In contrast, I’ve heard a mother describe how her child developed from being non-verbal through to attending a mainstream high school with in-class supports.

I have noticed some families start in these programs and then shift to developmentalist programs, after they have spent thousands and thousands of dollars, only to find their child is much more relaxed after making the shift.


Developmentalists try to understand why a child is displaying a particular behaviour and shape activities that help the child become more flexible and adaptable. They aren’t worried about disguising or minimising autistic movements unless they self-harm. They identify sensory needs, so they can help a child meet those needs in preparation for therapy. They use skills like active listening to assist a child process “big emotions”. They use experience sharing and imaginative play to build strong guiding relationships. They understand parents are best placed to teach social behaviours through modelling and so proactively educate parents through therapy too.

These approaches to therapy understand that autistic children wish to be in relationship, but their expression of that desire is different. Developmentalism acknowledges that, like neuro-typical children, autistic children experience intrinsic motivation and the desire to be valued members of families and communities.

I personally recommend developmentalist interventions like Relationshiop Development Intervention (RDI), because I have grown to believe that children do their best for people they love, and developmentalism supports unconditionally loving relationships. But it’s been incredibly useful for me to have both behaviouralism and developmentalism explained. Early in our journey, it’s fair to say I used both, but with a greater amount of time dedicated to developmentalist activities like imaginative play, music and craft. Only, for incredibly tricky, life-threatening behaviours I used consequences, because I was desperate and nothing else seemed to work.

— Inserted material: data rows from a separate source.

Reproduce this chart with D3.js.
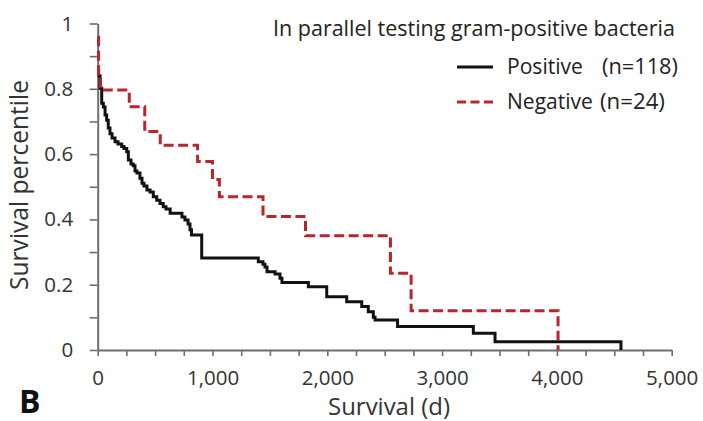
<!DOCTYPE html>
<html>
<head>
<meta charset="utf-8">
<script src="https://cdn.jsdelivr.net/npm/d3@7"></script>
<style>
  body { margin: 0; background: #fff; }
  svg { display: block; font-family: "Open Sans", sans-serif; }
</style>
</head>
<body>
<div class="vis-km"></div>
<script>
// Kaplan-Meier steps: time (d) -> survival after the step
const posTime = [0, 20, 35, 49, 64, 78, 92, 107, 125, 151, 177, 209, 229, 253, 267, 290, 310, 325, 342, 368, 386, 403, 429, 456, 484, 514, 543, 571, 595, 631, 734, 760, 787, 804, 817, 906, 1399, 1440, 1457, 1475, 1545, 1588, 1605, 1835, 1995, 2169, 2300, 2357, 2401, 2416, 2612, 3272, 3461, 4558];
const posSurv = [0.84, 0.802, 0.756, 0.744, 0.72, 0.704, 0.68, 0.662, 0.649, 0.638, 0.631, 0.623, 0.617, 0.607, 0.582, 0.57, 0.564, 0.548, 0.542, 0.526, 0.511, 0.502, 0.49, 0.484, 0.469, 0.459, 0.449, 0.439, 0.432, 0.419, 0.407, 0.398, 0.386, 0.368, 0.352, 0.282, 0.27, 0.263, 0.254, 0.24, 0.233, 0.22, 0.207, 0.194, 0.163, 0.148, 0.133, 0.117, 0.1, 0.092, 0.072, 0.051, 0.025, 0];

const negTime = [0, 8, 25, 275, 410, 545, 870, 1000, 1060, 1440, 1810, 2550, 2730, 4010];
const negSurv = [0.958, 0.84, 0.796, 0.745, 0.669, 0.627, 0.577, 0.522, 0.469, 0.409, 0.35, 0.235, 0.12, 0];

const xTicks = d3.range(0, 5001, 250);
const yTicks = d3.range(0, 1.001, 0.1).map(v => +v.toFixed(1));

const legendTitle = "In parallel testing gram-positive bacteria";
const seriesNames = ["Positive", "Negative"];
const seriesN = ["(n=118)", "(n=24)"];

const draw = () => {
    const width = 703, height = 421;

    const svg = d3.select('.vis-km')
        .append('svg')
        .attr('width', width)
        .attr('height', height);

    svg.append('rect').attr('width', width).attr('height', height).attr('fill', '#fff');

    const x = d3.scaleLinear().domain([0, 5000]).range([97.7, 671.7]);
    const y = d3.scaleLinear().domain([0, 1]).range([350, 23.5]);

    // axes
    const yAxis = d3.axisLeft(y)
        .tickValues(yTicks)
        .tickSize(8)
        .tickSizeOuter(0)
        .tickPadding(16.5)
        .tickFormat(d => (Math.round(d * 10) % 2 === 0) ? d3.format("")(d) : "");

    const xAxis = d3.axisBottom(x)
        .tickValues(xTicks)
        .tickSize(6)
        .tickSizeOuter(0)
        .tickPadding(14)
        .tickFormat(d => d % 1000 === 0 ? d3.format(",")(d) : "");

    const gy = svg.append('g').attr('transform', `translate(${x(0)},0)`).call(yAxis);
    const gx = svg.append('g').attr('transform', `translate(0,${y(0)})`).call(xAxis);

    [gx, gy].forEach(g => {
        g.select('.domain').attr('stroke', '#6e6e6e').attr('stroke-width', 2);
        g.selectAll('.tick line').attr('stroke', '#6e6e6e').attr('stroke-width', 1.6);
        g.selectAll('.tick text')
            .attr('fill', '#333')
            .style('font-family', '"Open Sans", sans-serif')
            .style('font-size', '20.5px');
    });

    // survival curves
    const line = d3.line()
        .x(d => x(d[0]))
        .y(d => y(d[1]))
        .curve(d3.curveStepAfter);

    const posData = posTime.map((t, i) => [t, posSurv[i]]);
    const negData = negTime.map((t, i) => [t, negSurv[i]]);

    svg.append('path')
        .datum(posData)
        .attr('fill', 'none')
        .attr('stroke', '#111')
        .attr('stroke-width', 3)
        .attr('d', line);

    svg.append('path')
        .datum(negData)
        .attr('fill', 'none')
        .attr('stroke', '#b5272d')
        .attr('stroke-width', 3)
        .attr('stroke-dasharray', '10,4.5')
        .attr('d', line);

    // fit a text to a target width by changing its font size
    function fit(sel, w) {
        const len = sel.node().getComputedTextLength();
        const fs = parseFloat(sel.style('font-size'));
        sel.style('font-size', (fs * w / len) + 'px');
    }

    // legend
    const title = svg.append('text')
        .attr('x', 273).attr('y', 36)
        .attr('fill', '#222')
        .style('font-size', '19px')
        .text(legendTitle);
    fit(title, 402);

    const legY = [67, 102];
    const legColor = ['#111', '#b5272d'];
    const nX = [602, 600];
    seriesNames.forEach((name, i) => {
        svg.append('line')
            .attr('x1', 457).attr('x2', 493)
            .attr('y1', legY[i]).attr('y2', legY[i])
            .attr('stroke', legColor[i])
            .attr('stroke-width', 3)
            .attr('stroke-dasharray', i === 1 ? '9,4.5' : null);
        const t = svg.append('text')
            .attr('x', 507).attr('y', legY[i] + 7)
            .attr('fill', '#222')
            .style('font-size', '20px')
            .text(name);
        fit(t, i === 0 ? 76 : 86);
        const n = svg.append('text')
            .attr('x', nX[i]).attr('y', legY[i] + 7)
            .attr('fill', '#222')
            .style('font-size', '20px')
            .text(seriesN[i]);
        fit(n, i === 0 ? 76 : 65);
    });

    // axis titles
    const xt = svg.append('text')
        .attr('x', 389).attr('y', 415)
        .attr('text-anchor', 'middle')
        .attr('fill', '#333')
        .style('font-size', '20px')
        .text('Survival (d)');
    fit(xt, 122);

    const yt = svg.append('text')
        .attr('transform', 'translate(28,185) rotate(-90)')
        .attr('text-anchor', 'middle')
        .attr('fill', '#333')
        .style('font-size', '21px')
        .text('Survival percentile');
    fit(yt, 210);

    // panel letter
    svg.append('text')
        .attr('x', 19).attr('y', 413)
        .attr('fill', '#111')
        .style('font-size', '32px')
        .style('font-weight', 'bold')
        .text('B');
};

draw();
</script>
</body>
</html>
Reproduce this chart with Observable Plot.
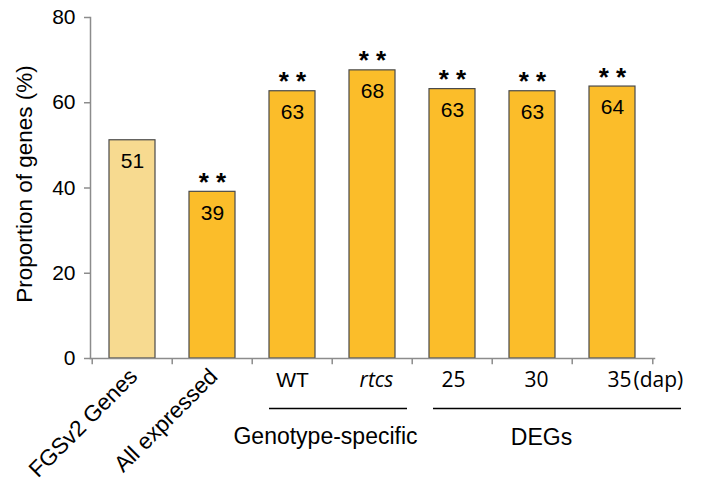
<!DOCTYPE html>
<html><head><meta charset="utf-8">
<script src="https://cdn.jsdelivr.net/npm/d3@7"></script>
<script src="https://cdn.jsdelivr.net/npm/@observablehq/plot@0.6"></script>
<style>body{margin:0;background:#fff}</style>
</head><body><div id="chart"></div>
<script>
const categories = ["FGSv2 Genes","All expressed","WT","rtcs","25","30","35"];
const values = [51.2,39.1,62.7,67.6,63.2,62.7,63.8];
const valueLabels = ["51","39","63","68","63","63","64"];
const significant = [false,true,true,true,true,true,true];
const isBaseline = [true,false,false,false,false,false,false];
const rotatedLabels = ["FGSv2 Genes","All expressed"];
const flatLabels = ["WT","rtcs","25","30","35"];
const italicLabels = ["rtcs"];
const unitLabel = "(dap)";
const groupNames = ["Genotype-specific","DEGs"];
const groupStart = ["WT","25"];
const groupEnd = ["rtcs","35"];
const yTicks = [0,20,40,60,80];
const yLabel = "Proportion of genes (%)";

const W = 702, H = 484, ML = 90, MR = 48, MT = 17, MB = 126;
const step = (W - ML - MR) / categories.length;
const data = categories.map((c,i)=>({cat:c, v:values[i], lab:valueLabels[i], sig:significant[i], base:isBaseline[i]}));
const gray = "#8c8c8c";
const font = "Liberation Sans, Arial, sans-serif";
const numFont = "Open Sans, Liberation Sans, sans-serif";
const flatShift = {"WT": 0, "rtcs": 4, "25": 1, "30": 4, "35": 7};

const flatMarks = flatLabels.map(lab => Plot.text([lab], {
  x: d=>d, y: 0, dy: 22, dx: flatShift[lab], fontSize: 21,
  fontFamily: lab === "WT" ? font : numFont,
  fontStyle: italicLabels.includes(lab) ? "italic" : "normal", fill: "black"
}));

const chart = Plot.plot({
  width: W, height: H,
  marginLeft: ML, marginRight: MR, marginTop: MT, marginBottom: MB,
  style: {fontFamily: font, background: "#fff"},
  x: {domain: categories, paddingInner: 0.42, paddingOuter: 0.21, axis: null},
  y: {domain: [0,80], axis: null},
  marks: [
    Plot.barY(data, {x:"cat", y:"v", fill: d=>d.base ? "#F7DA90" : "#FBBD2A", stroke:"#4a4a4a", strokeWidth:1.2}),
    Plot.frame({anchor:"left", stroke: gray, strokeWidth: 1.5}),
    Plot.frame({anchor:"bottom", stroke: gray, strokeWidth: 1.5}),
    Plot.axisY({ticks: yTicks, tickSize: 6, tickPadding: 9, fontSize: 21, stroke: gray, fill: "black", label: null, strokeWidth: 1.5}),
    Plot.text([yLabel], {frameAnchor:"left", textAnchor:"middle", rotate:-90, dx:-66, dy: -4, fontSize:22.5, fill:"black"}),
    Plot.ruleX(categories, {x: d=>d, y1: 0, y2: -1.45, dx: -step/2, stroke: gray, strokeWidth: 1.5}),
    Plot.ruleX(categories.slice(-1), {x: d=>d, y1: 0, y2: -1.45, dx: step/2, stroke: gray, strokeWidth: 1.5}),
    Plot.text(data, {x:"cat", y:"v", text:"lab", dy: 21, fontSize: 21, fill:"black"}),
    Plot.text(data.filter(d=>d.sig), {x:"cat", y:"v", text: ()=>"* *", lineAnchor:"bottom", dy: -1, fontSize: 26, fontWeight:"bold", fill:"black"}),
    Plot.text(rotatedLabels, {x: d=>d, y: 0, rotate: -45, textAnchor: "end", lineAnchor:"top", dx: -5, dy: 8, fontSize: 22.5, fill:"black"}),
    ...flatMarks,
    Plot.text([unitLabel], {x: ()=>categories[categories.length-1], y: 0, dy: 22, dx: 21, textAnchor:"start", fontSize: 21, fontFamily: numFont, fill:"black"}),
    Plot.ruleY([0], {x1: ()=>groupStart[0], x2: ()=>groupEnd[0], dy: 50, insetRight: -12, stroke:"black", strokeWidth: 1.6}),
    Plot.ruleY([0], {x1: ()=>groupStart[1], x2: ()=>groupEnd[1], dy: 50, insetLeft: 4, insetRight: -46, stroke:"black", strokeWidth: 1.6}),
    Plot.text([0], {x: ()=>groupEnd[0], y: 0, text: ()=>groupNames[0], dx: -47, dy: 78, fontSize: 23, fill:"black"}),
    Plot.text([0], {x: ()=>"30", y: 0, text: ()=>groupNames[1], dx: 9, dy: 79, fontSize: 23, fill:"black"})
  ]
});
document.getElementById("chart").appendChild(chart);
</script>
</body></html>
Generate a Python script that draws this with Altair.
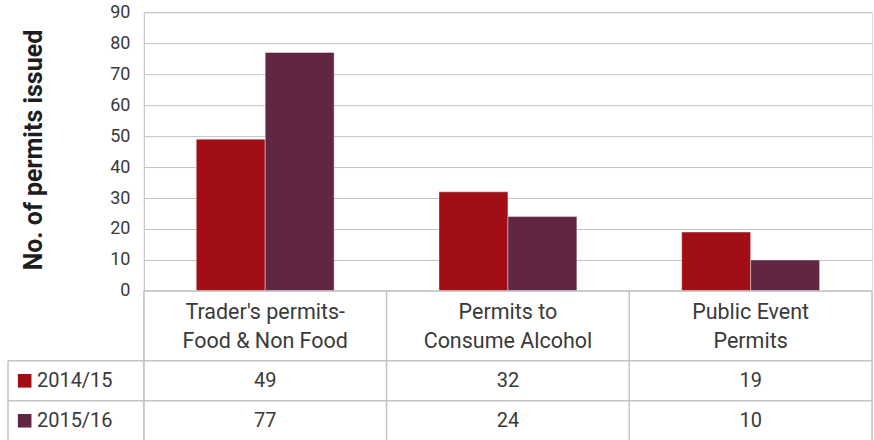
import altair as alt
import pandas as pd

categories = ["Trader's permits-\nFood & Non Food", "Permits to\nConsume Alcohol", "Public Event\nPermits"]
years = ["2014/15", "2015/16"]
values_2014 = [49, 32, 19]
values_2015 = [77, 24, 10]
colors = ["#a20e16", "#612641"]
y_ticks = list(range(0, 100, 10))

FONT = "Roboto"
TEXT = "#3a3a3a"
GRID = "#c4c4c4"
W = 729
H_TOP = 279
H_TAB = 150
LEG = -136 / 243  # left edge of the legend column, in category units

rows = []
for i, c in enumerate(categories):
    rows.append({"category": c, "idx": i + 0.5, "year": years[0], "value": values_2014[i], "row": 2.25})
    rows.append({"category": c, "idx": i + 0.5, "year": years[1], "value": values_2015[i], "row": 3.25})
df = pd.DataFrame(rows)

color_scale = alt.Scale(domain=years, range=colors)

bars = alt.Chart(df).mark_bar(stroke="#ffffff", strokeWidth=0.4).encode(
    x=alt.X("category:N", sort=categories, axis=None,
            scale=alt.Scale(paddingInner=0.432, paddingOuter=0.216)),
    xOffset=alt.XOffset("year:N", sort=years),
    y=alt.Y("value:Q", scale=alt.Scale(domain=[0, 90], nice=False),
            axis=alt.Axis(values=y_ticks, title="No. of permits issued",
                          titleFont=FONT, titleFontSize=25, titleFontWeight="bold",
                          titleColor="#1e1e1e", titleX=-110, titleY=H_TOP / 2 - 2,
                          titleAngle=-90, titleAlign="center", titleBaseline="middle",
                          labelFont=FONT, labelFontSize=18, labelColor=TEXT,
                          labelPadding=14, ticks=False, domainColor=GRID,
                          gridColor=GRID, gridWidth=1, domainWidth=1)),
    color=alt.Color("year:N", scale=color_scale, legend=None),
).properties(width=W, height=H_TOP)

# table structure
h_lines = pd.DataFrame({"y": [0, 1.75, 2.75, 3.75], "x0": [0, LEG, LEG, LEG], "x1": [3, 3, 3, 3]})
v_lines = pd.DataFrame({"x": [0, 1, 2, 3, LEG], "y0": [0, 0, 0, 0, 1.75], "y1": [3.75] * 5})
legend_df = pd.DataFrame({"year": years, "row": [2.25, 3.25]})

xs = alt.Scale(domain=[0, 3], nice=False, zero=False)
ys = alt.Scale(domain=[0, 3.75], nice=False, zero=False, reverse=True)

hl = alt.Chart(h_lines).mark_rule(color=GRID, strokeWidth=1.5).encode(
    x=alt.X("x0:Q", scale=xs, axis=None), x2="x1:Q",
    y=alt.Y("y:Q", scale=ys, axis=None))
vl = alt.Chart(v_lines).mark_rule(color=GRID, strokeWidth=1.5).encode(
    x=alt.X("x:Q", scale=xs, axis=None),
    y=alt.Y("y0:Q", scale=ys, axis=None), y2="y1:Q")

header = alt.Chart(df[df.year == years[0]]).mark_text(
    font=FONT, fontSize=21.5, color=TEXT, lineBreak="\n", lineHeight=29, baseline="middle"
).encode(x=alt.X("idx:Q", scale=xs, axis=None),
         y=alt.Y("hy:Q", scale=ys, axis=None), text="category:N"
).transform_calculate(hy="0.56")

cells = alt.Chart(df).mark_text(font=FONT, fontSize=20, color=TEXT, baseline="middle").encode(
    x=alt.X("idx:Q", scale=xs, axis=None),
    y=alt.Y("row:Q", scale=ys, axis=None), text="value:Q")

swatch = alt.Chart(legend_df).mark_square(size=185, opacity=1).encode(
    x=alt.X("sx:Q", scale=xs, axis=None),
    y=alt.Y("row:Q", scale=ys, axis=None),
    color=alt.Color("year:N", scale=color_scale, legend=None)
).transform_calculate(sx=str(-119.3 / 243))

leg_text = alt.Chart(legend_df).mark_text(font=FONT, fontSize=20, color=TEXT, align="left",
                                          baseline="middle").encode(
    x=alt.X("tx:Q", scale=xs, axis=None),
    y=alt.Y("row:Q", scale=ys, axis=None), text="year:N"
).transform_calculate(tx=str(-107 / 243))

table = alt.layer(hl, vl, header, cells, swatch, leg_text).properties(width=W, height=H_TAB)

chart = alt.vconcat(bars, table, spacing=0, bounds="flush").properties(
    padding={"left": 6, "top": 2, "right": 0, "bottom": 0}
).configure_view(stroke=None).configure(background="white")

chart.save("out.html", embed_options={"renderer": "svg", "actions": False})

I do wonder if behavioural therapies became dominant, because they were easier to apply the scientific method to. Scientific evidence is an important part of lobbying for government funding and establishing credibility. However, autism therapy is a really difficult area of research to meet the standards of randomised controlled testing. No two children are the same, ethics approval is really difficult and so therapy will likely remain a bit of an art form as well as a science.

However, if you are considering embarking upon an untested approach, make sure you are being guided by a trained professional, like a qualified OT, clinical psychologist or medical doctor.


Take your child to see several different therapists in each relevant field, because there are many different approaches and it will increase the chances of you finding a better fit. For example, my son really benefited from techniques dismissed by our first OT. With hindsight, I think she was a new graduate who was worried she would lose my business if I approached a more experienced OT who was qualified to teach the technique.

Therapists who have a family member with disability often work with a strong sense of vocation and curiosity. They are often the ones who attend conferences, apply cutting edge technology and collaborate with other therapies in the hope they can help their own family member.

Also, when you are working with therapists, “break up” when you sense your therapist has no more to teach or is out of their depth. Break up politely, move on and make the most of ‘word of mouth’ recommendations. Once you have a diagnosis, rush to parents of children like yours and ask for their help. I’m hoping this website helps you, but it will never be comprehensive and shouldn’t be your only source of advice. Even if the advice you receive about a therapy is “it didn’t work for us,” you shouldn’t rule it out immediately. Co-occurring problems can be (though not always) the real explanation for why something didn’t work for another child.